§ What to work on: Copy exactly, leaving out every image, the lines from the one with "Rebuild this chart" through the one with "mfc='#0a1a7a', mec='#0a1a7a', zorder=5)", inclusive.

◇ ◇ ◇

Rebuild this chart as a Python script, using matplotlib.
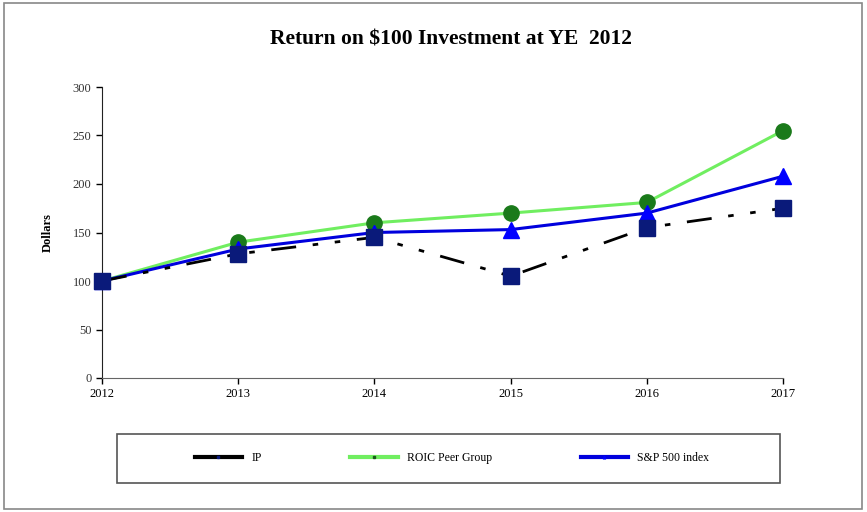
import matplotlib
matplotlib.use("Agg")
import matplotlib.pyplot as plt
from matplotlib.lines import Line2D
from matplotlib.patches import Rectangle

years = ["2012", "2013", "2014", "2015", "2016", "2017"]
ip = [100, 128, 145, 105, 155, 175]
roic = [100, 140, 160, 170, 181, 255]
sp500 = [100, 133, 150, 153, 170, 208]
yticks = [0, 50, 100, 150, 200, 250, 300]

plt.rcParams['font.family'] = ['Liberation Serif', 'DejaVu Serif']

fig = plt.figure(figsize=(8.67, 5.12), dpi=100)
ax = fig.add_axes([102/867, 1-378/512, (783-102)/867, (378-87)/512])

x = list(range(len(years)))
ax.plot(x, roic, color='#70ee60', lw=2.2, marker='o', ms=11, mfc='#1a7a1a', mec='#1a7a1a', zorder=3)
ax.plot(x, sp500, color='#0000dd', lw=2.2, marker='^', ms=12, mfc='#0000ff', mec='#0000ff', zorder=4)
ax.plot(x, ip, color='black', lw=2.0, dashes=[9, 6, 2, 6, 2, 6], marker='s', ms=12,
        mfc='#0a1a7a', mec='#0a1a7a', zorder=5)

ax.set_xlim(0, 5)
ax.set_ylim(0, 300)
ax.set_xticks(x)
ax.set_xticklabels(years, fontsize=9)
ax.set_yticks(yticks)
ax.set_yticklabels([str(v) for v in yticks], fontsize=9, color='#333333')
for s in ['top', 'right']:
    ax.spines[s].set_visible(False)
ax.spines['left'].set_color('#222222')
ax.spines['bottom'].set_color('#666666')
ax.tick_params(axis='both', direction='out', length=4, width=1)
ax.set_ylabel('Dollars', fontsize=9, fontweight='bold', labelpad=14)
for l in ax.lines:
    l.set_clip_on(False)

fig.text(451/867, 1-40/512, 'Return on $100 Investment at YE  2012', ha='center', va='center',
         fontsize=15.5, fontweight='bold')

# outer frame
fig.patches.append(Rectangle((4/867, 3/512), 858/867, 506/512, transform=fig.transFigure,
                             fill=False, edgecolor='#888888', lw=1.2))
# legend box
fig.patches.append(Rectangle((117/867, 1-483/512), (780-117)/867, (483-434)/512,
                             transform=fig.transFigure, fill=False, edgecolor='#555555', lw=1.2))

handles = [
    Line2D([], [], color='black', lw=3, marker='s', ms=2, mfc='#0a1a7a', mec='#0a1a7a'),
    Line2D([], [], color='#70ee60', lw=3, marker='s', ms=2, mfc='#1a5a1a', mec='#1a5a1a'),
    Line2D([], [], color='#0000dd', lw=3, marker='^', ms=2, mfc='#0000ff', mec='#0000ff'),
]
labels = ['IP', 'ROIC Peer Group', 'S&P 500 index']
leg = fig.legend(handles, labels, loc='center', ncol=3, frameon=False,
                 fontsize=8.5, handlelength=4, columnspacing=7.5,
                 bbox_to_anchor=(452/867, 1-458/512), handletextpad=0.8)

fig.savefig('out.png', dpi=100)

◇ ◇ ◇

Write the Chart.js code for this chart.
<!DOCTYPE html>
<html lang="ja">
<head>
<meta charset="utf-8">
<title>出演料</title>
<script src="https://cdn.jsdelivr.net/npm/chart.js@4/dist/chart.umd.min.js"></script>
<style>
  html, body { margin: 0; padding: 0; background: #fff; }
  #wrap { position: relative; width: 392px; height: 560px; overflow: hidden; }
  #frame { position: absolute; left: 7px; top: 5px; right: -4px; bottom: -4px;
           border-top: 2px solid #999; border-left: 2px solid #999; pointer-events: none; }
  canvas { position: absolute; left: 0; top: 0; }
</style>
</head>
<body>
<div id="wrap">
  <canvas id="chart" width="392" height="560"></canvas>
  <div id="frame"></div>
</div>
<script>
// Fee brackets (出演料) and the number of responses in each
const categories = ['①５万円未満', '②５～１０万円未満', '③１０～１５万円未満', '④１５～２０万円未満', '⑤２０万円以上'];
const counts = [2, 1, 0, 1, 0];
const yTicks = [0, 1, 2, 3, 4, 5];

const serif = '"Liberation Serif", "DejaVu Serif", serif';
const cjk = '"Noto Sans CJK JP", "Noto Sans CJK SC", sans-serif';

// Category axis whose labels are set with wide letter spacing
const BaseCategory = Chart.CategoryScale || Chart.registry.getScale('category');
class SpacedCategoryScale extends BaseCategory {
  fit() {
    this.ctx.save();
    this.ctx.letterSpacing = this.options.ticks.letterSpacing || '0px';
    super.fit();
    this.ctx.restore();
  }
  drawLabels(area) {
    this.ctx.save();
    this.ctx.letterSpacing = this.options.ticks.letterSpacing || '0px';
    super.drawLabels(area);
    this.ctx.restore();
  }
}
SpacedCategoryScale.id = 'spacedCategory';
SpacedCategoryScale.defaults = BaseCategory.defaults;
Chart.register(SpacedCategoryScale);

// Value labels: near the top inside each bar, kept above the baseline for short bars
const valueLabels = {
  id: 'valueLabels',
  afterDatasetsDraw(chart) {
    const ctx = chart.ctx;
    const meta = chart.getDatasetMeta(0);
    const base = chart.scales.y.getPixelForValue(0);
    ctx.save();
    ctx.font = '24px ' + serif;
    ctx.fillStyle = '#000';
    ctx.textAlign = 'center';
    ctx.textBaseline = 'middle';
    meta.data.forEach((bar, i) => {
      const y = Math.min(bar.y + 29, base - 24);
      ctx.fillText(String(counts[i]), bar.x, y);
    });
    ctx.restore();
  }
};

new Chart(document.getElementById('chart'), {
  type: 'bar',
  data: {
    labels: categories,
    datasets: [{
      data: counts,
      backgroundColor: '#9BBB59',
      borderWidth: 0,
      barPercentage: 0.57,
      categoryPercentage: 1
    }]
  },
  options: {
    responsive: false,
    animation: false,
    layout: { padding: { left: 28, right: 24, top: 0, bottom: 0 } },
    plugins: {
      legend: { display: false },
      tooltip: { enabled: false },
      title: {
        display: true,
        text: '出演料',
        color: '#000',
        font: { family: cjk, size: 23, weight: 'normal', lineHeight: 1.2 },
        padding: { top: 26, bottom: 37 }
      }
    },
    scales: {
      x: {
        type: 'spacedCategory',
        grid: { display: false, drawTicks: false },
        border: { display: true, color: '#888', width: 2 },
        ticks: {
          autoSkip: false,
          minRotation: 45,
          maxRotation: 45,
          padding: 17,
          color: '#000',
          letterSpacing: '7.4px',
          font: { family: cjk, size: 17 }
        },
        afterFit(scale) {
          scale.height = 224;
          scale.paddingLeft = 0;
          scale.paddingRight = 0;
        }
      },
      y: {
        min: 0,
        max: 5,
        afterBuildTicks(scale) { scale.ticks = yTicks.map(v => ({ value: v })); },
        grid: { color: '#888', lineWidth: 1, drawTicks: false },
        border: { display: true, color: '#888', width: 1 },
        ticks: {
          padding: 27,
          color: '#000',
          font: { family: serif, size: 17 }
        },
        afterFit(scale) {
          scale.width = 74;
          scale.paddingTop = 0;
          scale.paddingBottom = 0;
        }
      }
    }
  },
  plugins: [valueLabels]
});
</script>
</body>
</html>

◇ ◇ ◇

§ Result for this task:
Rebuild this chart as a Python script, using matplotlib.
import matplotlib
matplotlib.use("Agg")
import matplotlib.pyplot as plt
from matplotlib.lines import Line2D
from matplotlib.patches import Rectangle

years = ["2012", "2013", "2014", "2015", "2016", "2017"]
ip = [100, 128, 145, 105, 155, 175]
roic = [100, 140, 160, 170, 181, 255]
sp500 = [100, 133, 150, 153, 170, 208]
yticks = [0, 50, 100, 150, 200, 250, 300]

plt.rcParams['font.family'] = ['Liberation Serif', 'DejaVu Serif']

fig = plt.figure(figsize=(8.67, 5.12), dpi=100)
ax = fig.add_axes([102/867, 1-378/512, (783-102)/867, (378-87)/512])

x = list(range(len(years)))
ax.plot(x, roic, color='#70ee60', lw=2.2, marker='o', ms=11, mfc='#1a7a1a', mec='#1a7a1a', zorder=3)
ax.plot(x, sp500, color='#0000dd', lw=2.2, marker='^', ms=12, mfc='#0000ff', mec='#0000ff', zorder=4)
ax.plot(x, ip, color='black', lw=2.0, dashes=[9, 6, 2, 6, 2, 6], marker='s', ms=12,
        mfc='#0a1a7a', mec='#0a1a7a', zorder=5)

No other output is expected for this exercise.